Mentre la Cina è impantanata nella crisi immobiliare e gli Stati Uniti, al contrario, mettono a segno una crescita superiore al previsto, l’economia del mondo frena quest’anno e nel 2024 con un rallentamento più marcato per i Paesi europei, fra cui l’Italia. Le stime del Fmi vedono così una crescita globale scendere dal 3,5% del 2022 al 3% e quindi limare al 2,9% il prossimo. Occhi puntati anche sulle banche che potrebbero subire i contraccolpi di tassi elevati a lungo e sulle quali la vigilanza va rafforzata.
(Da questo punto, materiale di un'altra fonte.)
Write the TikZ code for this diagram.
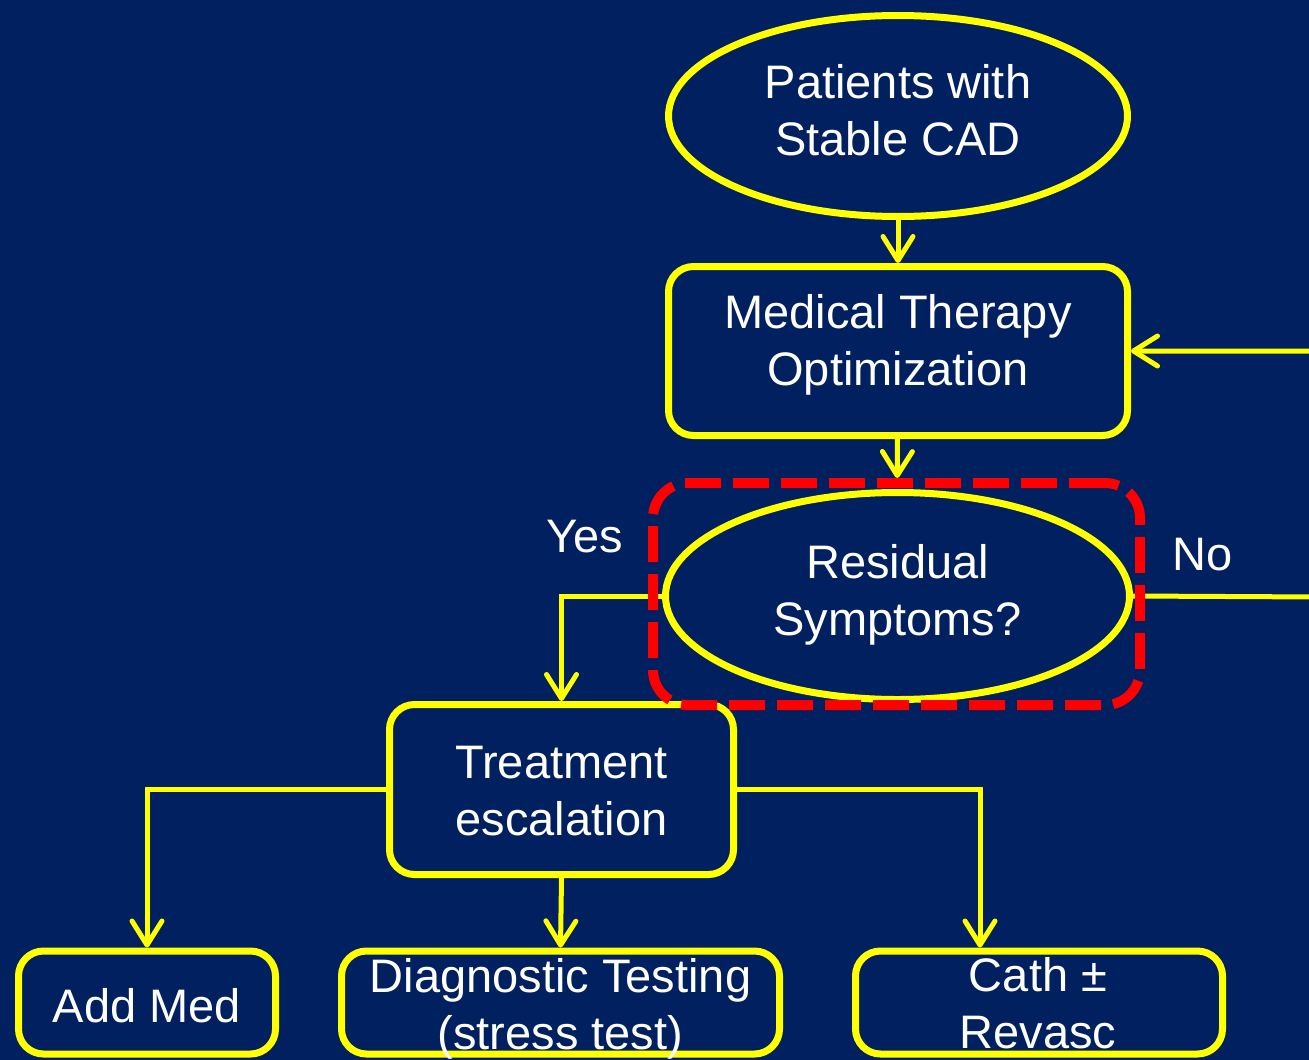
\documentclass[tikz,border=0pt]{standalone}
\usepackage{fontspec}
\setmainfont{Liberation Sans}
\usetikzlibrary{shapes.geometric,arrows.meta}
\definecolor{bgnavy}{RGB}{0,32,96}
\definecolor{yel}{RGB}{255,255,0}
\definecolor{redd}{RGB}{255,0,0}
\pgfdeclarelayer{fg}
\pgfsetlayers{main,fg}
\begin{document}
\begin{tikzpicture}[x=1pt,y=-1pt,
  txt/.style={text=white,align=center,font=\fontsize{47}{57}\selectfont,inner sep=0pt},
  ell/.style={ellipse,draw=yel,line width=7pt,fill=bgnavy,inner sep=0pt},
  rbox/.style={rectangle,rounded corners=25pt,draw=yel,line width=7pt,fill=bgnavy,inner sep=0pt},
  conn/.style={draw=yel,line width=5pt,-{Straight Barb[length=24pt,width=30pt,round]}},
  hlbox/.style={rectangle,draw=redd,line width=10pt,dash pattern=on 36pt off 12pt,rounded corners=35pt,minimum width=487pt,minimum height=222pt,inner sep=0pt}
]
\fill[bgnavy] (0,0) rectangle (1309,1060);
\useasboundingbox (0,0) rectangle (1309,1060);

% shapes
\node[ell,minimum width=459pt,minimum height=201pt] (e1) at (898,116) {};
\node[rbox,minimum width=459pt,minimum height=169pt] (b2) at (898,351) {};
\node[ell,minimum width=464pt,minimum height=207pt] (e2) at (897.5,596) {};
\begin{pgfonlayer}{fg}
\node[hlbox] (hl) at (896.5,594) {};
\end{pgfonlayer}
\node[rbox,minimum width=344pt,minimum height=170pt] (tb) at (561.5,789.5) {};
\node[rbox,minimum width=257pt,minimum height=103pt] (am) at (147,1002.5) {};
\node[rbox,minimum width=438pt,minimum height=103pt] (dt) at (560.5,1002.5) {};
\node[rbox,minimum width=367pt,minimum height=103pt] (cr) at (1039,1002.5) {};

% texts
\node[txt] (e1t) at (898,110) {Patients with\\Stable CAD};
\node[txt] (b2t) at (898,345) {Medical Therapy\\Optimization};
\node[txt] (e2t) at (897.5,595) {Residual\\Symptoms?};
\node[txt] (tbt) at (561.5,791.5) {Treatment\\escalation};
\node[txt] (amt) at (147,1005.5) {Add Med};
\node[txt] (dtt) at (560.5,1009) {Diagnostic Testing\\(stress test)};
\node[txt] (crt) at (1038,1003) {Cath ±\\Revasc};

\node[txt] (yes) at (585,537) {Yes};
\node[txt] (no) at (1203,555) {No};

\coordinate (noR) at (1320,597);
\coordinate (noT) at (1320,351);

\draw[conn] (e1) -- (b2);
\draw[conn] (b2) -- (hl);
\draw[conn] (e2.east) -- (noR) -- (noT) -- (b2.east);
\draw[conn] (e2.west) -| (tb.north);
\draw[conn] (tb.west) -| (am.north);
\draw[conn] (tb.south) -- (dt.north);
\draw[conn] (tb.east) -| ([xshift=-59pt]cr.north);
\end{tikzpicture}
\end{document}
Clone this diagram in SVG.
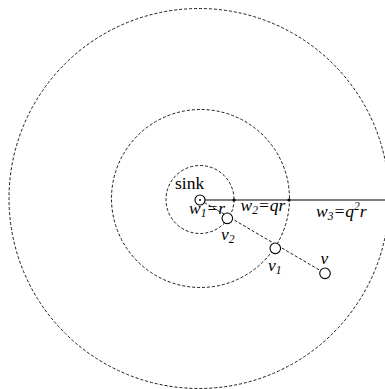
<svg xmlns="http://www.w3.org/2000/svg" width="385" height="389" viewBox="0 0 385 389">
<style>
.ring{fill:none;stroke:#000;stroke-width:0.9;stroke-dasharray:3 2}
.node{fill:#fff;stroke:#000;stroke-width:1.1}
.lbl{font-family:"Liberation Serif","Times New Roman",serif;font-size:17.5px;fill:#000}
.it{font-style:italic}
.sub{font-size:11.5px}
</style>
<rect width="385" height="389" fill="#fff"/>
<g id="rings">
<circle class="ring" cx="200" cy="199.5" r="34"/>
<circle class="ring" cx="200.5" cy="198.5" r="89"/>
<circle class="ring" cx="199" cy="198.5" r="190"/>
</g>
<g id="connectors">
<line x1="200" y1="200" x2="385" y2="200" stroke="#555" stroke-width="1.6"/>
<line x1="200" y1="200" x2="325" y2="273.3" stroke="#000" stroke-width="0.9" stroke-dasharray="3 2"/>
<circle cx="234" cy="200" r="1.6" fill="#000"/>
<circle cx="289" cy="200" r="1.6" fill="#000"/>
</g>
<g id="sink">
<circle class="node" cx="200" cy="200" r="5"/>
<circle cx="200" cy="200" r="1" fill="#000"/>
<text class="lbl" x="175" y="188.5">sink</text>
</g>
<g id="v2">
<circle class="node" cx="227.3" cy="218.3" r="5.3"/>
<text class="lbl it" x="221" y="240">v<tspan class="sub" dy="3">2</tspan></text>
</g>
<g id="v1">
<circle class="node" cx="275.3" cy="248.3" r="5.3"/>
<text class="lbl it" x="268" y="271">v<tspan class="sub" dy="3">1</tspan></text>
</g>
<g id="v">
<circle class="node" cx="325" cy="273.3" r="5.3"/>
<text class="lbl it" x="320.5" y="264">v</text>
</g>
<g id="labels">
<text class="lbl it" x="189" y="213.5">w<tspan class="sub" dy="3">1</tspan><tspan dy="-3">=r</tspan></text>
<text class="lbl it" x="240.5" y="211">w<tspan class="sub" dy="3">2</tspan><tspan dy="-3">=qr</tspan></text>
<text class="lbl it" x="316" y="217">w<tspan class="sub" dy="3">3</tspan><tspan dy="-3">=q</tspan><tspan class="sub" dy="-7">2</tspan><tspan dy="7">r</tspan></text>
</g>
</svg>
Alla riunione annuale a Marrakech del Fondo Monetario, il clima è quello di un cauto timore sull’andamento dell’economia che dovrebbe però riuscire nel “soft landing” di un rallentamento senza recessione. Le incertezze però restano tante, l’ultima delle quali è rappresentata dal conflitto in Israele e nella striscia di Gaza che ha impatti economici «ancora difficili da prevedere». Nel meeting, tornato in Africa dopo 50 anni, i Paesi in via di sviluppo chiedono un impegno maggiore del Fondo nei finanziamenti e la rimozione di misure protezionistiche che potrebbero causare problemi nella produzione e approvvigionamento agricolo, settore chiave specie per i paesi più poveri.

Nel frattempo, appunto il Fondo torna indietro nelle previsioni sul nostro paese rispetto a quelle più ottimistiche di luglio. Allora aveva ritoccato al rialzo le previsioni di crescita causando la soddisfazione del governo Meloni mentre ora prevede che il Pil si fermerà a +0,7% quest’anno (con un taglio dello 0,4 rispetto a luglio). Per il 2024 la limatura è dello 0,2 con una crescita dell’economia a +0,7%.

A cambiare il clima in Italia, hanno sottolineato i responsabili del dipartimento ricerche del Fmi in conferenza, è stata la contrazione del secondo trimestre dopo un primo di forte crescita. La debolezza dell’industria, la fine del costoso superbonus per le casse pubbliche che ha causato «il collasso degli investimenti in edilizia» e difficoltà anche per i servizi hanno indotto alla revisione al ribasso che sconta il generale clima di rallentamento e prestiti più difficili e onerosi a causa della stretta monetaria della Bce.

L’Europa, infatti, è una delle aree più interessate dalla frenata dell’economia e l’eurozona salirà solo dello 0,7% zavorrata dal -0,5% della Germania. Timori vengono poi dalla Cina dove la crisi immobiliare si aggrava e la fiducia dei consumatori segna il passo. Pechino ha perso il momento del rimbalzo post Covid e il suo Pil è tagliato dello 0,2 al 5% quest’anno e dello 0,3% al 4,2% nel 2024.

C’è poi il comparto bancario. I benefici dei tassi alti, dopo un decennio di quelli a zero, potrebbero presto finire se la stretta si manterrà a lungo. Gli istituti potrebbero accusare “perdite sui crediti” dovute alla difficoltà per famiglie e imprese a pagare le rate e al rallentamento dell’economia. Nel suo stress test condotto su un campione allargato a 900 banche (visto che la recente esperienza dimostra come istituti più piccoli possono essere causa di rischi sistemici) l’Fmi evidenzia un aumento dei crediti deteriorati e del capitale nelle banche dei paesi avanzati. Uno scenario più severo di stagflazione poi porterebbe a “perdite severe” in grandi gruppi di Europa, Cina e Stati Uniti. A fronte di questo il Fondo indica la strada di una vigilanza più severa e intrusiva. Un monito che appare rivolto specialmente agli Stati Uniti e alle sue banche regionali.